How optical sources having narrower spectral width '\$ \Delta \lambda \downarrow \$' gives higher data rates '\$ R_B \uparrow \$'?
For example: Laser having lower spectral width gives higher data rates ,similarly LED having higher spectral width gives lower data rates

My Thoughts:
For Laser: Typical spectral width \$\approx 1\$ nm
Let us consider the wavelength of light \$ \lambda= 1000 \$ nm,then
$$\because \frac{\Delta \lambda }{\lambda}=-\frac{\Delta f }{f}$$
\$\implies \Delta f= 300 GHz \quad \because f= \frac{c}{\lambda} \to f=300THz \$
$$\implies R_{B_{max}}= 300Gbps$$ Similarly,
For LED: Typical spectral width \$\approx 20\$ nm
so,for the same wavelength of light \$ \lambda= 1000 \$ nm
\$\implies \Delta f= 6 THz \$
$$\implies R_{B_{max}}= 6Tbps$$ But,this contradicts the fact that optical sources with narrower spectral width gives higher data rates,
So, where i have done the mistake? Any help please...

  • 1
    \$\begingroup\$ "Laser having lower spectral width gives higher data rates ,whereas LED having higher spectral width gives lower data rates" - by 'whereas' do you mean 'similarly'? \$\endgroup\$ – Bruce Abbott Dec 7 '19 at 7:58

You're probably missing one thing : the transmission medium.

Optical sources for high bandwidth communications normally use glass as the transmission medium, in the form of optical fibre. Now the glass is carefully chosen, and I expect one of the factors they optimise for is low dispersion, yet I don't believe the dispersion is 0.

(EDIT : confirmed by a commenter : dispersion is deliberately engineered, to mitigate non-linearity by dispersing the mixing products).

Now in a dispersive medium, different frequencies travel at different velocities. Thus a pulse will smear out as it travels down the fibre, according to the different propagation speeds of its spectral components. The receiver will see a sharp pulse after a 1 km fibre, a broader pulse at 10 km, and broader still at 100 km and so on.

Thus the pulse width depends on the dispersion of the medium, the link length, and the frequency spread of the signal. And that pulse width determines the usable data rate.

A narrower line width reduces pulse broadening due to dispersion, enabling higher data rates for a given link length using a given dispersive medium.

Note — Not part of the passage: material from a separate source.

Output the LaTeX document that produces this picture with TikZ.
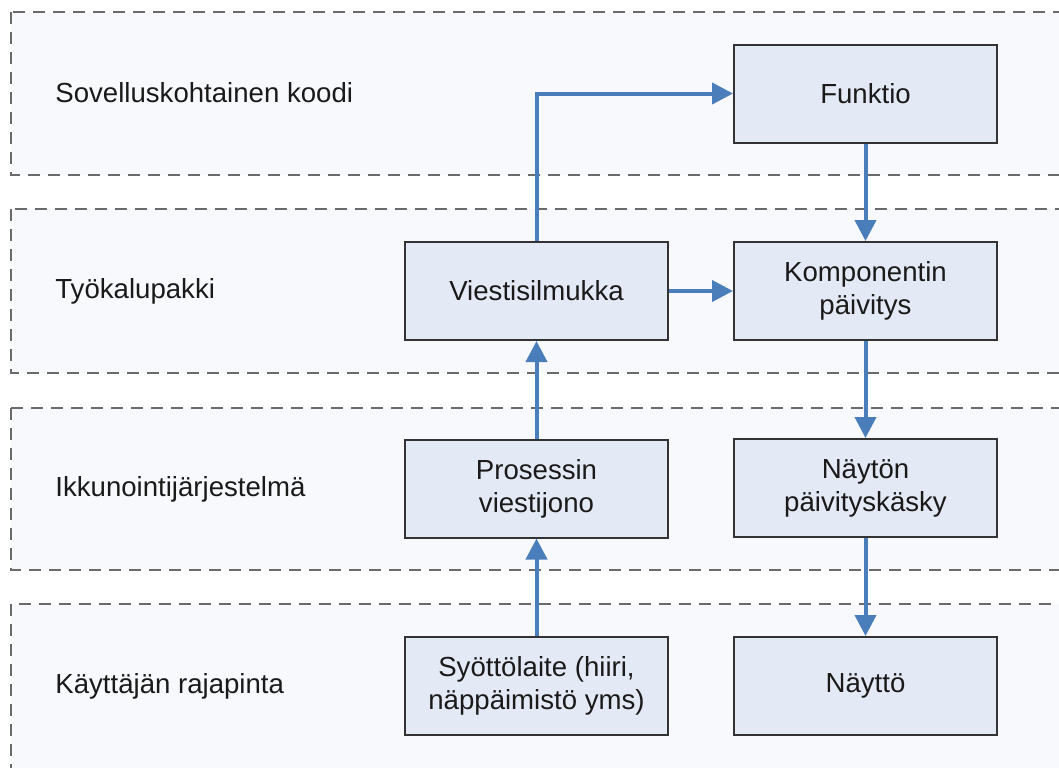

(Improvements to this answer from an electro-optics specialist are welcome).

  • 2
    \$\begingroup\$ For long range communication, they actually design the fiber to have positive dispersion, since at the zero dispersion wavelength nonlinear effects like four wave mixing can become greatly enhanced. By having positive dispersion you cause any new wavelengths that are generated to move away from the original signal in position before too much energy can be transferred to them. \$\endgroup\$ – user1850479 Dec 8 '19 at 0:06
  • \$\begingroup\$ @user1850479 Interesting, thanks! Which makes linewidth (to minimise dispersion-caused broadening) important. \$\endgroup\$ – Brian Drummond Dec 8 '19 at 11:26

Narrow line width sources don't necessarily have higher (digital) bandwidth, but they tend to be much more useful because:

  1. Usually you're going to use the laser a carrier for a signal that will be introduced onto it by a modulator, and so having a very narrow signal before modulation means you have more bandwidth available for the modulated signal and less wasted on the carrier.

  2. One of the more common ways a light source acquires a large bandwidth is by having a lot of spatial modes (as in your LED example), and spatial modes limit your ability to couple into fiber, be modulated, etc.

  3. For very high speed optical links, many parallel carriers are used. The narrower and more stable the frequency, the more tightly the carriers can be packed and the more data sent per second.

In general though I think the answer to your question is that higher bandwidth is better, but not on the source laser, but rather on the output signal after modulation.